Statistical physics of loopy interactions: Independent-loop approximation and beyond

TL;DR

This paper develops a statistical physics framework for analyzing spin systems with loopy interactions, introducing approximations based on decay of correlations and belief propagation to improve message-passing algorithms.

Contribution

It introduces a high-temperature expansion and loop correction methods for loopy interactions, extending belief propagation to more complex loopy graphs.

Findings

Independent-loop approximation effectively captures distant loopy interactions.

Belief propagation computes loop configurations exactly in low-order approximations.

Higher-order corrections consider correlations among nearby loopy interactions.

Abstract

We consider an interacting system of spin variables on a loopy interaction graph, identified by a tree graph and a set of loopy interactions. We start from a high-temperature expansion for loopy interactions represented by a sum of nonnegative contributions from all the possible frustration-free loop configurations.

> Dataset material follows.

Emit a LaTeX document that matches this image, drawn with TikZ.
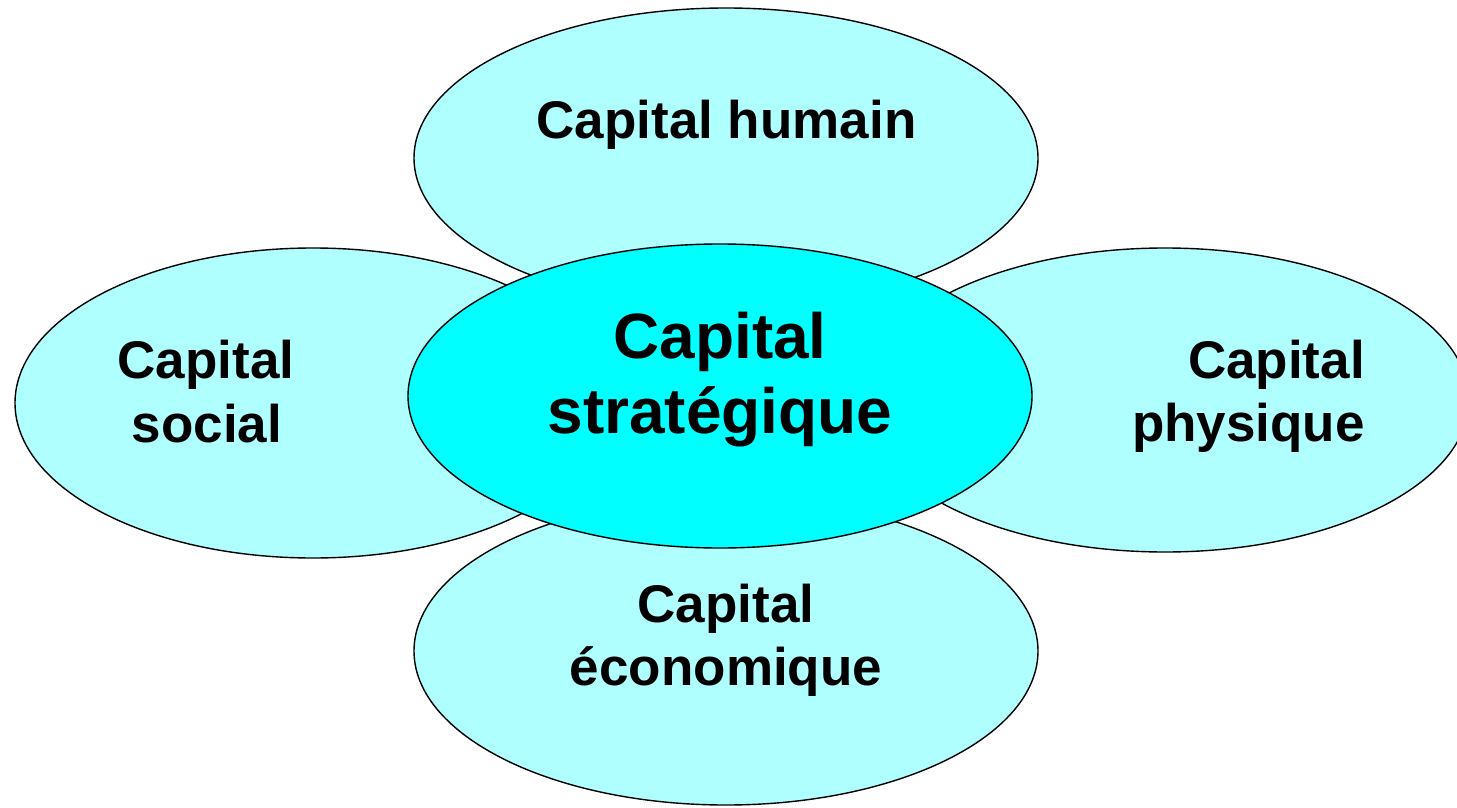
\documentclass[tikz,border=0pt]{standalone}
\usepackage{fontspec}
\setmainfont{Liberation Sans}
\usetikzlibrary{shapes.geometric}
\definecolor{outercyan}{HTML}{AFFFFF}
\definecolor{innercyan}{HTML}{00FFFF}
\tikzset{
  blob/.style={ellipse, draw=black, line width=1.4pt, inner sep=0pt},
  outerblob/.style={blob, fill=outercyan},
  innerblob/.style={blob, fill=innercyan},
  smalltxt/.style={anchor=base, font=\fontsize{53}{64}\selectfont\bfseries, inner sep=0pt},
  bigtxt/.style={anchor=base, font=\fontsize{64}{75}\selectfont\bfseries, inner sep=0pt}
}
\begin{document}
\begin{tikzpicture}[x=1pt,y=-1pt]
\useasboundingbox (0,0) rectangle (1457,808);
\begin{scope}
\clip (0,0) rectangle (1457,808);
\node[outerblob, minimum width=624pt, minimum height=300pt] (hum) at (726,158) {};
\node[outerblob, minimum width=596pt, minimum height=310pt] (soc) at (313,403) {};
\node[outerblob, minimum width=608pt, minimum height=304pt] (phy) at (1165,400) {};
\node[outerblob, minimum width=624pt, minimum height=308pt] (eco) at (726,651) {};
\node[innerblob, minimum width=624pt, minimum height=304pt] (str) at (720,396) {};
\end{scope}
\node[smalltxt] (thum) at (726.5,138) {Capital humain};
\node[smalltxt] (tsoc1) at (206,378) {Capital};
\node[smalltxt] (tsoc2) at (207,442) {social};
\node[smalltxt, anchor=base east] (tphy1) at (1365,378) {Capital};
\node[smalltxt, anchor=base east] (tphy2) at (1365,441) {physique};
\node[smalltxt] (teco1) at (726,622) {Capital};
\node[smalltxt] (teco2) at (726,685) {économique};
\node[bigtxt] (tstr1) at (720,358) {Capital};
\node[bigtxt] (tstr2) at (720,433) {stratégique};
\end{tikzpicture}
\end{document}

We then compute the loop corrections using different approximations for the nonlocal loop interactions induced by the spin correlations in the tree graph. For distant loopy interactions, we can exploit the exponential decay of correlations in the tree interaction graph to compute loop corrections within an independent-loop approximation. Higher orders of the approximation are obtained by considering the correlations between the nearby loopy interactions involving larger number of spin variables. In particular, the sum over the loop configurations can be computed "exactly" by the belief propagation algorithm in the low orders of the approximation as long as the loopy interactions have a tree structure. These results might be useful in developing more accurate and convergent message-passing algorithms exploiting the structure of loopy interactions.